The Tehran Agreement resulted, almost entirely, from Rohani’s understanding of the need to compromise, his ability to negotiate with the West and, most critical, his ability to make decisions that he knows are unpalatable to the supreme leader.

If the regime wants to make life easier for itself, then such decisions need to be made once more. Rohani is unlikely to be able to bring democracy to Iran. But he has a chance of lessening its international isolation, and its suffering.

During his presidential campaign, he repeatedly pointed out that on his watch as chief nuclear negotiator (from 2003 to 2005) Iran was never referred to the Security Council and suffered none of the sanctions currently crippling it.

Now, the big question is: Will he be allowed to do so?

Even in desperate economic times it won’t be easy.

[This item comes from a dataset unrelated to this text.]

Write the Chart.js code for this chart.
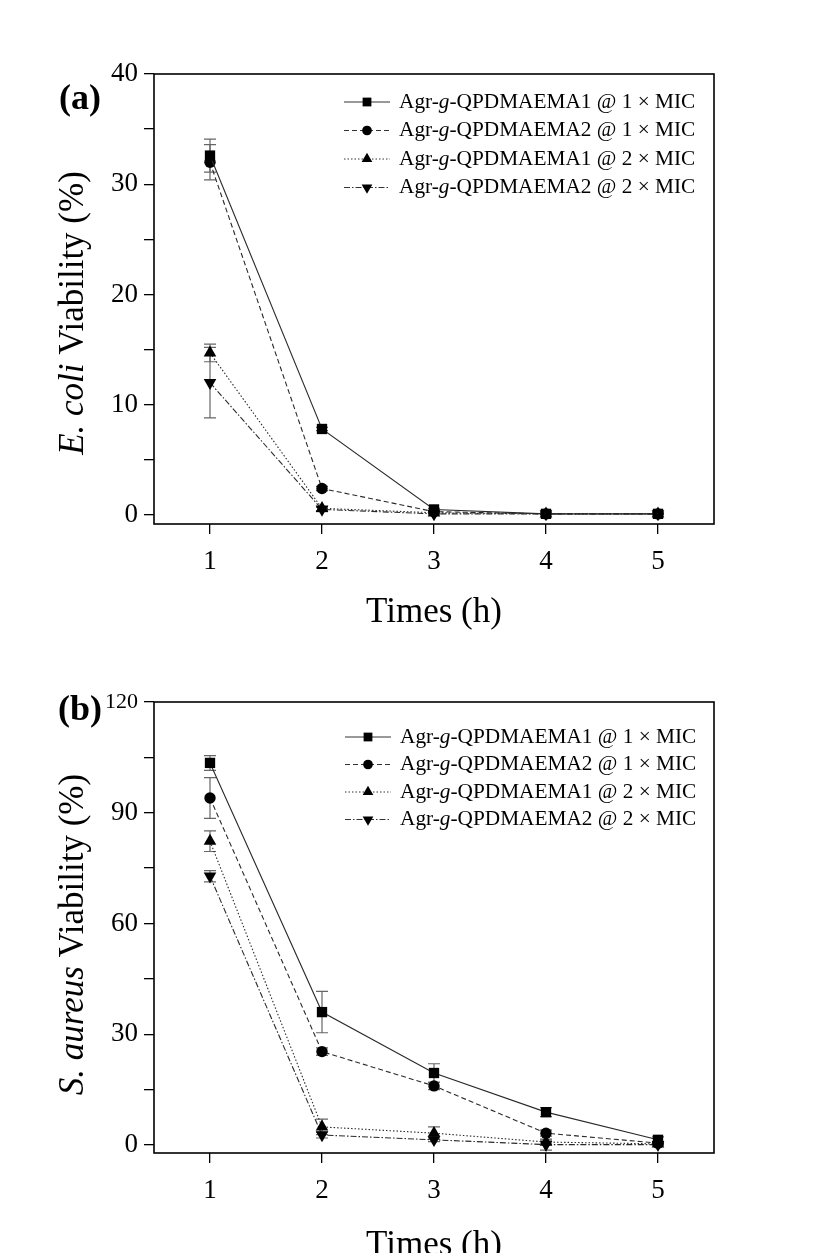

Khatami promised to bring change to Iran in 1997. He did — but it was temporary and largely cosmetic. Hardliners stifled his efforts to liberalize the Islamic Republic at every turn.

But Rohani is not Khatami — whose only public office before taking office was running Iran’s National Library. Rohani has been a player in the Islamic Republic’s political life since its founding in 1979. Consider that even Ahmadinejad ultimately fell afoul of Khamenei and saw his influence wane dramatically — he will need all his political skills and experience if he is to avoid the same fate.

Rohani’s power is limited, but he can change the tone of Iran’s diplomacy; and, if allowed, he can compromise on the nuclear program.

This time, Khamenei refrained from meddling with the election results. He should now refrain from meddling in Rohani’s attempts to undo the considerable damage of the Ahmadinejad years.

If Khamenei allows him the freedom to negotiate as he sees fit, he may just be able to help make the diplomatic breakthrough the world is waiting for.

*This abridged article is taken from Reuters.